Chicago Becomes a Test Case for Salvaging Urban Housing
FEDERAL officials gauging the failure of Chicago public housing need only look into Dorothy Jackson's eyes.
They flit constantly, alert to the signs of gunfire in the glass- and litter-strewn compound where her grandchildren play.
Over the years, Mrs. Jackson has watched neglect and mismanagement transform the brick-walled project on Chicago's West Side into a vertical ghetto beset by poverty, drug dealing, and gang violence. The towering tenements are now emblematic of the worst public housing in America.
Jackson put up with mice, cockroaches, and overflowing toilets. But her resolve was shattered nine months ago when her grandson - an eighth-grade valedictorian who called her 'Mom' - was gunned down as he walked home from school. Now, Jackson says, she wants out.
''I just sit, look, and pray,'' says Jackson, sitting in the complex playground. ''I don't care if you've got gold dripping out of the sky onto these buildings. You couldn't pay me enough to stay here.''
Like Jackson, federal authorities found the situation intolerable.
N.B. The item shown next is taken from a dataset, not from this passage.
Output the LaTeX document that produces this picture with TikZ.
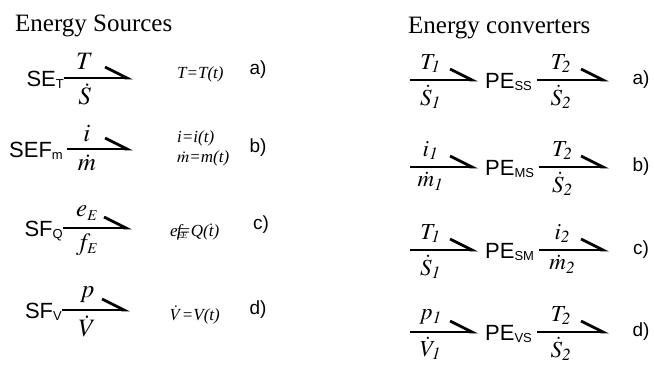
\documentclass[tikz,border=0pt]{standalone}
\usepackage{mathptmx}
\usepackage{fontspec}
\setmainfont{Liberation Serif}
\setsansfont{Liberation Sans}
\usetikzlibrary{positioning,arrows.meta}
\newcommand{\bname}[2]{#1\raisebox{-2pt}{\fontsize{13}{13}\selectfont #2}}

\begin{document}
\begin{tikzpicture}[x=1pt, y=-1pt,
  bond/.style={line width=2.8pt, -{Straight Barb[harpoon, length=22pt, width=22pt, line width=2.8pt]}},
  elem/.style={inner sep=0pt, font=\sffamily\fontsize{22}{24}\selectfont},
  var/.style={inner sep=0pt, font=\fontsize{25}{27}\selectfont},
  rvar/.style={var, font=\fontsize{23}{25}\selectfont},
  rel/.style={inner sep=0pt, anchor=west, font=\itshape\fontsize{17}{18}\selectfont},
  tagl/.style={inner sep=0pt, font=\sffamily\fontsize{19}{21}\selectfont},
  head/.style={inner sep=0pt, anchor=base west, font=\fontsize{25}{28}\selectfont}]
  \useasboundingbox (0,0) rectangle (654,365);
  \node[head] (srcs) at (15,31) {Energy Sources};
  \node[head] (convs) at (408,33) {Energy converters};
  % sources
  \node[elem, anchor=base east] (seT) at (64,86) {\bname{SE}{T}};
  \coordinate (seTtip) at (133,78);
  \draw[bond] (seT.east |- seTtip) -- node[var, pos=.3, above=7pt] {$T$} node[var, pos=.3, below=4pt] {$\dot S$} (seTtip);
  \node[rel] (relA) at (177,74) {T=T(t)};
  \node[tagl] (tagA) at (258,70) {a)};
  \node[elem, anchor=base east] (sef) at (63,157) {\bname{SEF}{m}};
  \coordinate (seftip) at (133,149);
  \draw[bond] ([xshift=4pt]sef.east |- seftip) -- node[var, pos=.3, above=6pt] {$i$} node[var, pos=.3, below=4pt] {$\dot m$} (seftip);
  \node[rel] (relB1) at (177,138) {i=i(t)};
  \node[rel] (relB2) at (177,158) {$\dot m$=m(t)};
  \node[tagl] (tagB) at (258,148) {b)};
  \node[elem, anchor=base east] (sfq) at (63,236) {\bname{SF}{Q}};
  \coordinate (sfqtip) at (132,228);
  \draw[bond] (sfq.east |- sfqtip) -- node[var, pos=.35, above=6pt] {$e_{\scriptscriptstyle E}$} node[var, pos=.35, below=4pt] {$f_{\scriptscriptstyle E}$} (sfqtip);
  \node[rel] (relC) at (170,232) {e\kern-1pt f\kern-4pt\raisebox{-2pt}{\fontsize{9}{9}\selectfont E\kern-1pt E}\kern-8pt=Q($\dot{\textit{t}}$)};
  \node[tagl] (tagC) at (261,225) {c)};
  \node[elem, anchor=base east] (sfv) at (62,318) {\bname{SF}{V}};
  \coordinate (sfvtip) at (130,310);
  \draw[bond] (sfv.east |- sfvtip) -- node[var, pos=.37, above=6pt] {$p$} node[var, pos=.37, below=4pt] {$\dot V$} (sfvtip);
  \node[rel] (relD) at (170,315) {$\dot V$=V(t)};
  \node[tagl] (tagD) at (258,310) {d)};
  % converters
  \foreach \y/\nm/\sub/\ea/\fa/\eb/\fb/\tg in {
    80/ss/SS/T_{\mathit{1}}/\dot S_{\mathit{1}}/T_{\mathit{2}}/\dot S_{\mathit{2}}/a),
    167/ms/MS/i_{\mathit{1}}/\dot m_{\mathit{1}}/T_{\mathit{2}}/\dot S_{\mathit{2}}/b),
    250/sm/SM/T_{\mathit{1}}/\dot S_{\mathit{1}}/i_{\mathit{2}}/\dot m_{\mathit{2}}/c),
    332/vs/VS/p_{\mathit{1}}/\dot V_{\mathit{1}}/T_{\mathit{2}}/\dot S_{\mathit{2}}/d)} {
    \coordinate (in\nm) at (410,\y);
    \node[elem, anchor=base west] (pe\nm) at (485,\y+8) {\bname{PE}{\sub}};
    \coordinate (out\nm) at (609,\y);
    \draw[bond] (in\nm) -- node[rvar, pos=.3, above=6pt] {$\ea$} node[rvar, pos=.3, below=4pt] {$\fa$} ([xshift=-7pt]pe\nm.west |- in\nm);
    \draw[bond] ([xshift=5pt]pe\nm.east |- in\nm) -- node[rvar, pos=.33, above=6pt] {$\eb$} node[rvar, pos=.33, below=4pt] {$\fb$} (out\nm);
    \node[tagl] (tag\nm) at (641,\y) {\tg};
  }
\end{tikzpicture}
\end{document}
The steep decline of Chicago public housing, home to 86,000 of the city's poorest people, prompted a federal takeover of the Chicago Housing Authority (CHA) a month ago.
Top US housing official Henry Cisneros called the CHA a ''miasma of physical decay and fiscal mismangement,'' where 58 percent of the 40,000 units are not fit to live in.
The federal bid to turn around the CHA - the largest takeover of its kind - has become a national test case of whether some of the country's most troubled public housing can be turned around.
It comes at a time when the federal approach to urban housing is undergoing perhaps its most radical overhaul in six decades, with more authority flowing to the local and grassroots level and with public assistance of all kinds being reduced.